OH AS CASAS AS CASAS AS CASAS



O título do texto pertence a um poema de Ruy Belo que vive no seu livro O País Possível:

Oh as casas as casas as casas
as casas nascem vivem e morrem
Enquanto vivas distinguem-se umas das outras
distinguem-se designadamente pelo cheiro
variam até de sala pra sala

Nos inquéritos recolhidos por Alexandra Tavares-Telles, que o Diário de Notícias tem vindo a publicar, em que os diversos intervenientes se lembram dos dias de há 50 anos, hoje  coube a vez à escritora Ana Vidal que, então, tinha 17 anos.

A história que conta remete para tempos que são mesmo de outros tempos, como o existirem familiares em Lisboa que dispunham de uma quarto, de uma casa  para apoaiarem os jovens familiares,  vindos da província para estudar, e  não tivessem que enfrentar os preços pornográficos, miseráveis, absurdos, sei lá mais o quê, que os senhorios impõem, porque o estado não consegue, ou não quer?, construir apartamentos para estudantes.

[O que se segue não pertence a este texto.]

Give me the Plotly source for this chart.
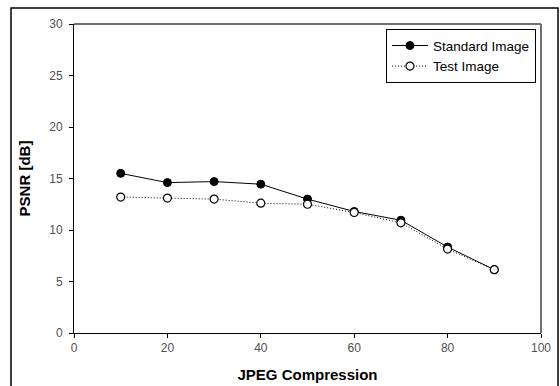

É mais fácil dar dinheiro aos bancos do que enfrentar os problemas da habitação:

«Neste dia frio de fevereiro eu estava a meio do meu último ano letivo no Liceu de Santarém. O antigo “sétimo ano dos Liceus”, portanto. Era boa aluna, estava dispensada de ir a exame a quase todas as disciplinas. O meu futuro próximo desenhava-se paulatinamente, sem grandes ondas à vista: a ida para Lisboa, para entrar na Universidade – Direito ou Filosofia, ainda não me tinha decidido – e, o que mais me empolgava, o mergulho de cabeça no meu primeiro voo para a independência. Tal como a minha irmã mais velha, já no primeiro ano de Economia e Finanças, e alguns dos meus primos, ficaria alojada na casa da Rua da Junqueira que uns tios nossos, sem filhos, punham à disposição de todos os sobrinhos durante o tempo dos estudos na capital. Tios esses que não viviam lá, o que fazia daquela casa uma espécie de República de estudantes, muito apetecida e ponto de encontro de todos os nossos amigos que viviam com os pais.»